1935 год

Вышло по-моему


В. Ж. Лукьянова, бетонщица 1-й дистанции

В Березниках на строительстве Химического комбината я первый раз услыхала о пятилетке. До этих пор была я слепой и глухой к событиям текущей жизни.

Пятнадцати лет я уехала в Москву и поступила домашней работницей. Была я конечно неграмотной, и хозяева устроили меня на вечерние курсы. Прослужила я у них впрочем недолго, пришлось мне пойти на биржу, откуда меня послали учиться на каменщицу.

По вербовке меня отправили на Урал, на строительство Березниковского химического комбината. Условия жизни там были очень трудные, особенно на первых порах: так и хотелось мне сбежать. Работали на Березниках с большим подъемом, не считались с трудностями. Но мне-то никакого дела до пятилетки не было. Мне бы погулять: в голове ветер ходил, и надо прямо оказать, что я к работе на Урале относилась просто по-вредительски. Например делаю из цемента раствор, мне и горюшка мало: сыплется куда попало.

Вернувшись с Урала в 1932 году в Москву, я поступила на завод «Красный богатырь». Тут я подружилась с комсомольцами, стали они меня просвещать, стала ходить на собрания. У меня, слепой, раскрылись глаза, и я вступила в комсомольскую организацию. На заводе мы работали по-боевому. Тут только я поняла, что работаем мы все ведь не для себя, а для государства. Но это в общем то же самое, потому что государство — это тоже мы сами.

Услышав про первую мобилизацию на Метрострой, вспомнила я про свое отношение на Березниках, захотелось наверстать прошлое, стала проситься в шахты: меня не пустили. Ходила я в партийный комитет, но прошли еще две мобилизации, меня все не отпускали.
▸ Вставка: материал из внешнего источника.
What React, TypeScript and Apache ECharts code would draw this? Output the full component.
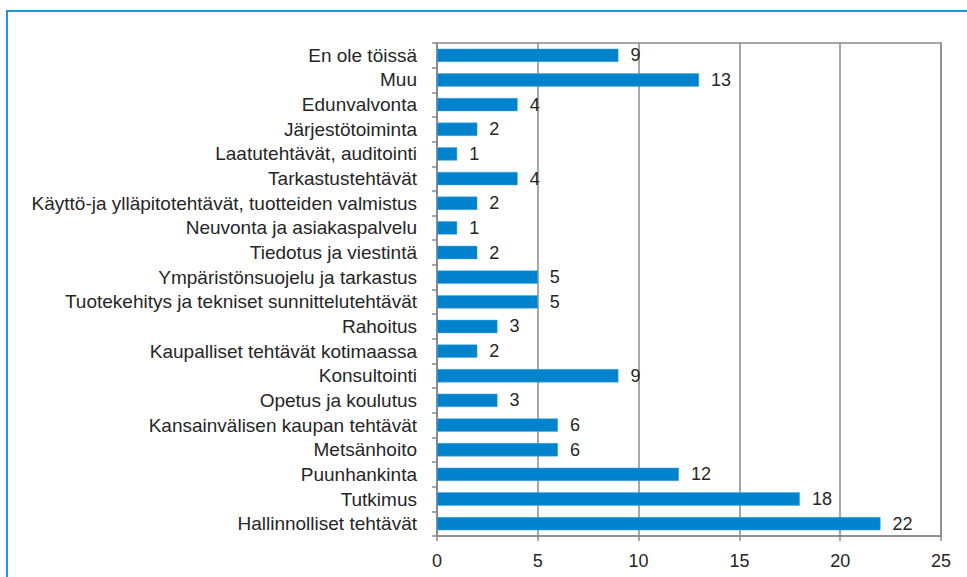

Только в феврале месяце я добилась своего, оформилась и попала на 1-ю дистанцию. Шла я на работу с большим удовольствием, но ребята в шахтах встречали девушек с насмешечкой: «в юбках, дескать, запутаетесь».

Поставили нас разбирать мостовую. Вначале условия работы были очень тяжелыми: буфета не было, спецовки неважные, сапоги на бумаге. Было холодно, камни мерзлые — долбишь, долбишь по ним, пока не выскочит. Тяжело. Чтобы отогреть землю и самим погреться, разжигали костры. Вертелись возле них чумазые, как беспризорные.

Проработала я некоторое время, и со мной произошел несчастный случай: один рабочий ударил меня по голове кувалдой, я упала, и меня на носилках унесли. Пришли мои родные, от которых я скрывала, что работаю на метро, и стали меня ругать, хоть я им и ни слова не сказала, что меня кувалдой угостили. Через некоторое время я выздоровела и снова вышла на работу. Но перед кувалдой у меня до сих пор безотчетный страх. Кажется, что сейчас еще кто-нибудь стукнет. Иногда даже снится кувалда.

Стали мы копать землю, опускались все ниже и ниже в котлован, приступили к работе на скреперах. Сердце прямо радовалось. На нашем участке никаких значительных аварий не было, и несчастный случай с кувалдой кажется единственный.

Потом комитет комсомола перевел меня работать на бетон. В то время я даже не знала, что это за штука бетон, дозировка…

Стала вызнавать, выспрашивать. Вначале было очень трудно работать: все технические слова я повторяла, как попугай. При полном незнании дела приходилось все же тянуться за другими, а бригадир наш сам мало понимал. Бывало, выскочит, как ошалелый, руками машет, кричит:

— Давайте скорее, тащите щебенку! Волочи цемент!

Звеньевой был дельнее. Я с ним очень подружилась и со всеми вопросами обращалась к нему. В премию за хорошую работу я получила патефон.

Теперь наша бригада носит звание им. Кагановича. Очень сошлись мы в быту и на работе. Ходим вместе в театр, в кино. Читаем книги, газеты. Изучаем политграмоту. Живем очень дружно, никто нас не обижает. Да нас и обидеть будет очень трудно, каждая сдачи даст.